As the shutdown clock ran deeper, Democrats defended their blockade of government funding, saying they tried to strike a deal but found an impossible partner in President Trump.
Senate Minority Leader Charles E. Schumer said he offered the president two major concessions in a meeting Friday, promising the border wall and support for more than the Pentagon’s full budget request in exchange for a generous pathway to citizenship for millions of illegal immigrants.
Mr. Schumer said Mr. Trump appeared open to the deal in person, but later called back to add more demands on immigration that Mr. Schumer said he couldn’t stomach.
“Negotiating with President Trump is like negotiating with Jell-O. That’s why this will be called the Trump shutdown,” Mr. Schumer said.
The New York Democrat led most of his party and a handful of Republicans in mounting a filibuster Friday to block a four-week spending bill. The legislation had cleared the House and Mr. Trump had said he would sign it, but under pressure from immigrant-rights groups, Democrats had said they wouldn’t approve anything without citizenship rights for illegal immigrant “Dreamers” included.
Mr. Schumer complained that the four-week bill was written only by Republicans and dropped onto Democrats’ laps in take-it-or-leave-it “bullying” fashion.
“We are happy and eager to compromise, but we will not be bullied,” he said.
His GOP counterpart, Majority Leader Mitch McConnell, said Mr. Schumer was blaming everyone but himself.
“The American people see right through all this bluster,” he said.
He said Mr.
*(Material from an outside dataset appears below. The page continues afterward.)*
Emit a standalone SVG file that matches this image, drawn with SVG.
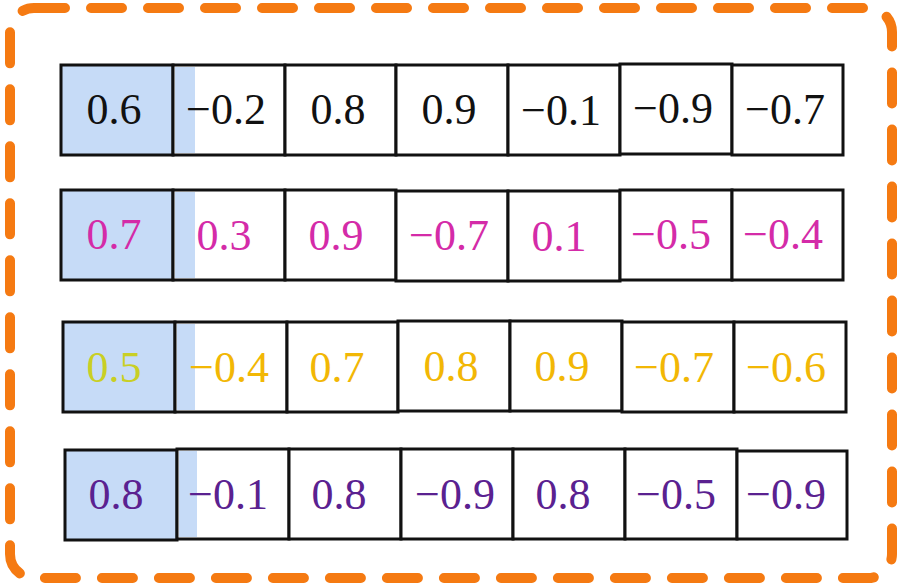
<svg xmlns="http://www.w3.org/2000/svg" width="900" height="587" viewBox="0 0 900 587">
<style>
.frame{fill:none;stroke:#f57a12;stroke-width:10;stroke-linecap:round;stroke-dasharray:31 26}
.cell{fill:#ffffff;stroke:#111;stroke-width:3}
.head{fill:#c6dbf7;stroke:#111;stroke-width:3}
.strip{fill:#c6dbf7}
text{font-family:"Liberation Serif","DejaVu Serif",serif;font-size:44px;text-anchor:middle}
.k{fill:#111}
.m{fill:#d42ba8}
.y{fill:#f2b705}
.yg{fill:#c9cf24}
.p{fill:#5a2190}
</style>
<rect class="frame" x="10" y="8" width="882" height="570" rx="24"/>
<g id="row1">
<g id="r1c1"><rect class="head" x="61" y="65" width="112" height="90"/><text class="k" x="114" y="124">0.6</text></g>
<g id="r1c2"><rect class="cell" x="173" y="65" width="112" height="90"/><rect class="strip" x="175" y="67" width="20" height="86"/><text class="k" x="226" y="124">−0.2</text></g>
<g id="r1c3"><rect class="cell" x="285" y="65" width="111" height="90"/><text class="k" x="338" y="124">0.8</text></g>
<g id="r1c4"><rect class="cell" x="396" y="65" width="112" height="90"/><text class="k" x="449" y="124">0.9</text></g>
<g id="r1c5"><rect class="cell" x="508" y="65" width="112" height="90"/><text class="k" x="561" y="125">−0.1</text></g>
<g id="r1c6"><rect class="cell" x="620" y="64" width="112" height="90"/><text class="k" x="673" y="123">−0.9</text></g>
<g id="r1c7"><rect class="cell" x="732" y="65" width="111" height="90"/><text class="k" x="785" y="124">−0.7</text></g>
</g>
<g id="row2">
<g id="r2c1"><rect class="head" x="61" y="190" width="112" height="90"/><text class="m" x="114" y="249">0.7</text></g>
<g id="r2c2"><rect class="cell" x="173" y="190" width="112" height="90"/><rect class="strip" x="175" y="192" width="20" height="86"/><text class="m" x="224" y="250">0.3</text></g>
<g id="r2c3"><rect class="cell" x="285" y="190" width="111" height="90"/><text class="m" x="336" y="250">0.9</text></g>
<g id="r2c4"><rect class="cell" x="396" y="191" width="112" height="90"/><text class="m" x="449" y="250">−0.7</text></g>
<g id="r2c5"><rect class="cell" x="508" y="191" width="112" height="90"/><text class="m" x="559" y="251">0.1</text></g>
<g id="r2c6"><rect class="cell" x="620" y="190" width="112" height="90"/><text class="m" x="671" y="249">−0.5</text></g>
<g id="r2c7"><rect class="cell" x="732" y="190" width="111" height="90"/><text class="m" x="783" y="249">−0.4</text></g>
</g>
<g id="row3">
<g id="r3c1"><rect class="head" x="63" y="322" width="112" height="90"/><text class="yg" x="114" y="382">0.5</text></g>
<g id="r3c2"><rect class="cell" x="175" y="322" width="112" height="90"/><rect class="strip" x="177" y="324" width="18" height="86"/><text class="y" x="229" y="382">−0.4</text></g>
<g id="r3c3"><rect class="cell" x="287" y="322" width="111" height="90"/><text class="y" x="337" y="382">0.7</text></g>
<g id="r3c4"><rect class="cell" x="398" y="321" width="112" height="90"/><text class="y" x="451" y="381">0.8</text></g>
<g id="r3c5"><rect class="cell" x="510" y="321" width="112" height="90"/><text class="y" x="562" y="381">0.9</text></g>
<g id="r3c6"><rect class="cell" x="622" y="322" width="112" height="90"/><text class="y" x="674" y="382">−0.7</text></g>
<g id="r3c7"><rect class="cell" x="734" y="322" width="112" height="90"/><text class="y" x="786" y="382">−0.6</text></g>
</g>
<g id="row4">
<g id="r4c1"><rect class="head" x="65" y="450" width="112" height="90"/><text class="p" x="116" y="509">0.8</text></g>
<g id="r4c2"><rect class="cell" x="177" y="449" width="112" height="90"/><rect class="strip" x="179" y="451" width="18" height="86"/><text class="p" x="228" y="509">−0.1</text></g>
<g id="r4c3"><rect class="cell" x="289" y="449" width="112" height="90"/><text class="p" x="339" y="509">0.8</text></g>
<g id="r4c4"><rect class="cell" x="401" y="449" width="112" height="90"/><text class="p" x="455" y="509">−0.9</text></g>
<g id="r4c5"><rect class="cell" x="513" y="449" width="112" height="90"/><text class="p" x="563" y="509">0.8</text></g>
<g id="r4c6"><rect class="cell" x="625" y="449" width="112" height="90"/><text class="p" x="676" y="509">−0.5</text></g>
<g id="r4c7"><rect class="cell" x="737" y="451" width="110" height="88"/><text class="p" x="786" y="509">−0.9</text></g>
</g>
</svg>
Schumer appeared to have miscalculated and ended up with a shutdown he didn’t actually want.
“Senate Democrats are starting to realize all this. They are starting to realize that their constituents, the president, the House, and a majority in the Senate are on one side of this. On the other side, all alone, is their Democratic Leader, who invented this unfortunate hostage situation and has led his party into this untenable position,” Mr. McConnell said.
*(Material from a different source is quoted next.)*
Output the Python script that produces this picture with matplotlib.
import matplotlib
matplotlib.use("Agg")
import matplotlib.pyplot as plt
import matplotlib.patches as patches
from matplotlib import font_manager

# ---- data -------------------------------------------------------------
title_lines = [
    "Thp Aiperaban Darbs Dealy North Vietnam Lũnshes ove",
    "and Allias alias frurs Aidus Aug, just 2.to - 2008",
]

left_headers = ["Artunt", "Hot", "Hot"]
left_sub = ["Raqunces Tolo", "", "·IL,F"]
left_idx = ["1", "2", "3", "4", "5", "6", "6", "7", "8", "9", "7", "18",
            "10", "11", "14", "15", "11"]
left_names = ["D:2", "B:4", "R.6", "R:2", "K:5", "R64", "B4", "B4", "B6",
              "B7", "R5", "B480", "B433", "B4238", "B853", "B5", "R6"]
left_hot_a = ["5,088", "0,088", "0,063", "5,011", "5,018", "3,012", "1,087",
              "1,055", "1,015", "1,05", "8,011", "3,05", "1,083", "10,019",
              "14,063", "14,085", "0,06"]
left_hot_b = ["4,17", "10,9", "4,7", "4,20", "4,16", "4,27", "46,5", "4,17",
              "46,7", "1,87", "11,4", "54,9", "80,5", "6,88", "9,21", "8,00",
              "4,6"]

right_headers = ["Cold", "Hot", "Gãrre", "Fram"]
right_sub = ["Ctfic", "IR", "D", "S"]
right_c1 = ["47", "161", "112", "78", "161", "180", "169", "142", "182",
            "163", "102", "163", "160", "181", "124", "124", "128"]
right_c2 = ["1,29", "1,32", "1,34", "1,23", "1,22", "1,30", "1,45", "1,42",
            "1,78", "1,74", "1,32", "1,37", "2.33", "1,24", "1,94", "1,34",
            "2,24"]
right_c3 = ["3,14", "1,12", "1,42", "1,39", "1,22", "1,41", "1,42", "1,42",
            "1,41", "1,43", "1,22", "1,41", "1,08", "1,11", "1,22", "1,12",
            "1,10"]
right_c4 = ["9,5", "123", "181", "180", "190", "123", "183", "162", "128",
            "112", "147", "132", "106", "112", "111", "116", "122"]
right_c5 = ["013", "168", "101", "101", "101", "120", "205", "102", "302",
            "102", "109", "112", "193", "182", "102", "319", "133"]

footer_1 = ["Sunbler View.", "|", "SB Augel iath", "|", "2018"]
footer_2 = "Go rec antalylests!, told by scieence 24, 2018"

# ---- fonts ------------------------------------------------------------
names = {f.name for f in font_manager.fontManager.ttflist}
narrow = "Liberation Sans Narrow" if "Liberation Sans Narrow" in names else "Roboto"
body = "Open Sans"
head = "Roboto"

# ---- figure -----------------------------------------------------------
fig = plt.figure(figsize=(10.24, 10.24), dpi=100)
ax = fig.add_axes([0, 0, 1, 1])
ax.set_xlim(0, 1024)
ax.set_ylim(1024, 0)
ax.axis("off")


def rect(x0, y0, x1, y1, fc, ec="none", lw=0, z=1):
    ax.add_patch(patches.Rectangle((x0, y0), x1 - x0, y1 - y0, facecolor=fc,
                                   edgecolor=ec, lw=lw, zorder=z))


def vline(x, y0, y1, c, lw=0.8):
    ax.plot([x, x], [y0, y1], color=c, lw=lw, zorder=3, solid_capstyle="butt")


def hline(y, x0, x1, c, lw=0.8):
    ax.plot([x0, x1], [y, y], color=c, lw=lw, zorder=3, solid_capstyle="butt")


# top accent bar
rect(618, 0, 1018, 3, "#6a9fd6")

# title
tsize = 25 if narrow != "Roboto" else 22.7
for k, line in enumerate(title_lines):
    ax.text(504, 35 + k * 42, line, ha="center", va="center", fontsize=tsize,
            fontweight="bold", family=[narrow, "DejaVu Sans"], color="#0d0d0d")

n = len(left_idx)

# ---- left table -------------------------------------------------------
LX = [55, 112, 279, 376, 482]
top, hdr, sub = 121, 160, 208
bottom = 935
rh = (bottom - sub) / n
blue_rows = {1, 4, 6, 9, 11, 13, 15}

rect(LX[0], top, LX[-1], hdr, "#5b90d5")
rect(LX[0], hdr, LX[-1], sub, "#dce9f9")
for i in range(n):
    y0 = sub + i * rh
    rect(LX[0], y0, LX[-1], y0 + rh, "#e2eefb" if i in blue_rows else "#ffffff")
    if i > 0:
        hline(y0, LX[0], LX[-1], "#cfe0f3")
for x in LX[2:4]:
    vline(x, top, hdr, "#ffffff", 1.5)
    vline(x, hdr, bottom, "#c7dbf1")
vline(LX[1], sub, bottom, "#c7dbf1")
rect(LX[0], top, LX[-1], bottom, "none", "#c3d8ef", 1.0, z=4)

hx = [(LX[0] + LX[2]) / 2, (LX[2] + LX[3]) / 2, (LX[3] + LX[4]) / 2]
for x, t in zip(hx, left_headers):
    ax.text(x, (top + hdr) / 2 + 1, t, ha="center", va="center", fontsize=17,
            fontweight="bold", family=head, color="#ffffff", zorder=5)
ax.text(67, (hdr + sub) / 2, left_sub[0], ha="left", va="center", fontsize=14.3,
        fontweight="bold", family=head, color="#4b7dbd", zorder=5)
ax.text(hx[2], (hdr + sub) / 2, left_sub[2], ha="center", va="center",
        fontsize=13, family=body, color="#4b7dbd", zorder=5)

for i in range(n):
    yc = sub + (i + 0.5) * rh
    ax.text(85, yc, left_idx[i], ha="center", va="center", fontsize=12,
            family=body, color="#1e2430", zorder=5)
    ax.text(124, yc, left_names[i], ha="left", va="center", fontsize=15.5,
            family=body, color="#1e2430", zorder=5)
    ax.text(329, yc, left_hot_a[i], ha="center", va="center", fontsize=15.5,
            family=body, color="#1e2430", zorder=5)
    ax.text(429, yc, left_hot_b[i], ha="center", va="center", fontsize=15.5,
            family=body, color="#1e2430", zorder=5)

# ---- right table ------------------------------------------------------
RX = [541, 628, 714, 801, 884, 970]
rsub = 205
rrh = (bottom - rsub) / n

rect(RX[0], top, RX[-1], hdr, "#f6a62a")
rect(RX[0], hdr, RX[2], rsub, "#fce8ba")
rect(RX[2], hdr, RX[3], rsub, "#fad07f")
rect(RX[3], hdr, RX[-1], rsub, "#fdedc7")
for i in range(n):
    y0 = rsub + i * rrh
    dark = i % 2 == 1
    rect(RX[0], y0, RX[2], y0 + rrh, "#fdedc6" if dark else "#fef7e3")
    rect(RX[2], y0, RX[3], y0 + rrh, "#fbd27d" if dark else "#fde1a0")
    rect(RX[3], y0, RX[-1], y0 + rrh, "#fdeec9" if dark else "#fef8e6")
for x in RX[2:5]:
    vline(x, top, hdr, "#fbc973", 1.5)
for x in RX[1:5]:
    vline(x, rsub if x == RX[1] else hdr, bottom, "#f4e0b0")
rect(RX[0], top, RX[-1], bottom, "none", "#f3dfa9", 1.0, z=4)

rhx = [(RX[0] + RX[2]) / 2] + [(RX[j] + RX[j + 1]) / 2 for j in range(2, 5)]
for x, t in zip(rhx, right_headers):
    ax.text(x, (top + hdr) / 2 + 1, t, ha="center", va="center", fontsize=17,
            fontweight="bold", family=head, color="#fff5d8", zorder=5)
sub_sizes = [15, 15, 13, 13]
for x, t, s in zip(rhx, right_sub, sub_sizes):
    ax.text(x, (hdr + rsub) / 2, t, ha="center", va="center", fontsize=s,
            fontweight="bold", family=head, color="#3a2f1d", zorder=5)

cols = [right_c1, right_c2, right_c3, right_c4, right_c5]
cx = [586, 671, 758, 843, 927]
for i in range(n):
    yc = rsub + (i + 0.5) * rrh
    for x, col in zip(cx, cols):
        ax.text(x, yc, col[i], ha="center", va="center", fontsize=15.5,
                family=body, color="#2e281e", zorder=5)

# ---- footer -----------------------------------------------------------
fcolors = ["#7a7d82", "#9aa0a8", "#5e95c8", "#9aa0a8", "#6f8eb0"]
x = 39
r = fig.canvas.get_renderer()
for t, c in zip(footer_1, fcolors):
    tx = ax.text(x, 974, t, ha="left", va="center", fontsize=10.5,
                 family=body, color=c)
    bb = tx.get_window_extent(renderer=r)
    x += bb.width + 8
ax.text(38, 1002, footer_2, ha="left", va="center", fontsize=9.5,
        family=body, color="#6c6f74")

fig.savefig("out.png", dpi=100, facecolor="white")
Neither side sounded particularly optimistic about a path forward.
The White House has said it won’t negotiate on immigration as long as the government is shut down. That’s similar to the position President Barack Obama took in 2013, when he refused to talk Obamacare as long as the GOP was leading a shutdown. The strategy worked for Mr. Obama.
Mr. Schumer showed no sign of relenting Saturday, warning that “this Trump shutdown could go on longer than anybody wants it to.”
One key deal-maker, Republican Sen. Lindsey Graham, has suggested a 20-day “continuing resolution,” known inside the Capitol as a “CR,” to get the government back open, with a promise the Senate will debate immigration next month.
But House Minority Leader Nancy Pelosi said a firm immigration deal must come first.
“I have said, and I say it again, that we are willing to go to a short-term CR if, in fact, we have come to a conclusion, an agreement, on parity, which is important to us … we come to agreement on an outline for DACA and border security,” she said.
“Now, it won’t be all spelled out because we’re not writing appropriations bills, but we’re saying these are the terms under which we will task the appropriations committee to write the bills. Then there’s reason to have a CR.”
While most Democrats acknowledged the shutdown was fueled by Dreamers, Mrs. Pelosi said her party was seeking a number of other concessions from Republicans as well.
She said they want to see a boost in spending on a long list of domestic priorities, and said the GOP was refusing to agree.
“My view, and what I see, is fear in their eyes of their own caucus because their own caucus doesn’t want to… have the parity in terms of domestic increases as we have defense increases,” she said.
House Speaker Paul D. Ryan said Democrats were breaking their own standards in shutting the government down, pointing to Mr. Schumer’s words during the 2013 shutdown when he blasted the GOP for holding funding hostage to their partisan Obamacare fight.
Mr. Ryan said: “Here is something else Senator Schumer said in 2013: ’I believe in immigration reform. What if I persuaded my caucus to say, ’I’m going to shut the government down, I am going to not pay our bills unless I get my way?’ It’s a politics of idiocy, of confrontation, of paralysis.”
Mr. Schumer said this shutdown is different because the Obamacare battle wasn’t popular with the public, while he said granting Dreamers legal status is popular.
Polls do find the vast majority of voters back legal status for Dreamers — though they do not support a shutdown as a strategy to get it done.